Recorded data →
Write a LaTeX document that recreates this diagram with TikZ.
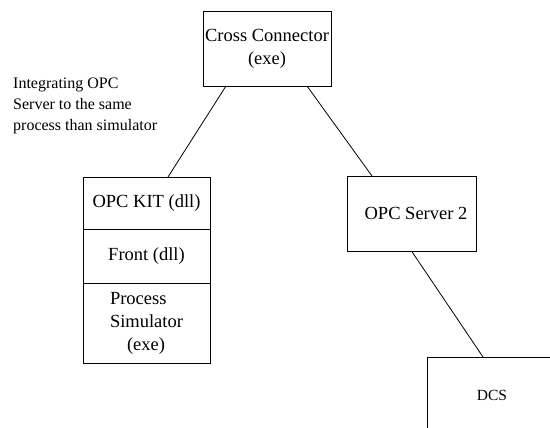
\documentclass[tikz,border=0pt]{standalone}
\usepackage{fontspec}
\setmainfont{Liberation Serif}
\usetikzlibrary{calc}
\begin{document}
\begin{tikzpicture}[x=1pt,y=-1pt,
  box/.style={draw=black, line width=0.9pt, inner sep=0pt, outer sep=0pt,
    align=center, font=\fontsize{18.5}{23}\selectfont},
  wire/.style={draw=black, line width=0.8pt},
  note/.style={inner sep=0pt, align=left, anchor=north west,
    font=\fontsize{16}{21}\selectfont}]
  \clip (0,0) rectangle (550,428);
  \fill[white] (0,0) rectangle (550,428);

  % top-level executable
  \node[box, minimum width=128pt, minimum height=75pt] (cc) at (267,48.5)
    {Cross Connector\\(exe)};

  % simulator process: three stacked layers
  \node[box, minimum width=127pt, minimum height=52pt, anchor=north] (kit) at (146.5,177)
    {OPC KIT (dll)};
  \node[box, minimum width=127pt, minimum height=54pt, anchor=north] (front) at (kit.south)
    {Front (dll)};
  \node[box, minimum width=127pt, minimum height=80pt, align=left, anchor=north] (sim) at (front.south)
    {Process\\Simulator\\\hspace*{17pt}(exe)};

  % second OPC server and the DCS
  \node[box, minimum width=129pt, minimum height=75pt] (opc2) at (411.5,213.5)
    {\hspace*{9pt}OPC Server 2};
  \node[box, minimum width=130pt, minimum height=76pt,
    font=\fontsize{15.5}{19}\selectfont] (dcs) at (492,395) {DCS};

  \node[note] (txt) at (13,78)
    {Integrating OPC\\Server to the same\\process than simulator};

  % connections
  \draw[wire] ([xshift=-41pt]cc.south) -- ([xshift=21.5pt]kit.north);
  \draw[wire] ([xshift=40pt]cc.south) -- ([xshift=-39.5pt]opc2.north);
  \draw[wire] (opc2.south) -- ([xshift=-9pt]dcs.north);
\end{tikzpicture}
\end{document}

Aim of the task → Transcribe all of the material exactly, leaving out whatever pictures it contains.

The reply →
Write a LaTeX document that recreates this diagram with TikZ.
\documentclass[tikz,border=0pt]{standalone}
\usepackage{fontspec}
\setmainfont{Liberation Serif}
\usetikzlibrary{calc}
\begin{document}
\begin{tikzpicture}[x=1pt,y=-1pt,
  box/.style={draw=black, line width=0.9pt, inner sep=0pt, outer sep=0pt,
    align=center, font=\fontsize{18.5}{23}\selectfont},
  wire/.style={draw=black, line width=0.8pt},
  note/.style={inner sep=0pt, align=left, anchor=north west,
    font=\fontsize{16}{21}\selectfont}]
  \clip (0,0) rectangle (550,428);
  \fill[white] (0,0) rectangle (550,428);

  % top-level executable
  \node[box, minimum width=128pt, minimum height=75pt] (cc) at (267,48.5)
    {Cross Connector\\(exe)};

  % simulator process: three stacked layers
  \node[box, minimum width=127pt, minimum height=52pt, anchor=north] (kit) at (146.5,177)
    {OPC KIT (dll)};
  \node[box, minimum width=127pt, minimum height=54pt, anchor=north] (front) at (kit.south)
    {Front (dll)};
  \node[box, minimum width=127pt, minimum height=80pt, align=left, anchor=north] (sim) at (front.south)
    {Process\\Simulator\\\hspace*{17pt}(exe)};

  % second OPC server and the DCS
  \node[box, minimum width=129pt, minimum height=75pt] (opc2) at (411.5,213.5)
    {\hspace*{9pt}OPC Server 2};
  \node[box, minimum width=130pt, minimum height=76pt,
    font=\fontsize{15.5}{19}\selectfont] (dcs) at (492,395) {DCS};

  \node[note] (txt) at (13,78)
    {Integrating OPC\\Server to the same\\process than simulator};

  % connections
  \draw[wire] ([xshift=-41pt]cc.south) -- ([xshift=21.5pt]kit.north);
  \draw[wire] ([xshift=40pt]cc.south) -- ([xshift=-39.5pt]opc2.north);
  \draw[wire] (opc2.south) -- ([xshift=-9pt]dcs.north);
\end{tikzpicture}
\end{document}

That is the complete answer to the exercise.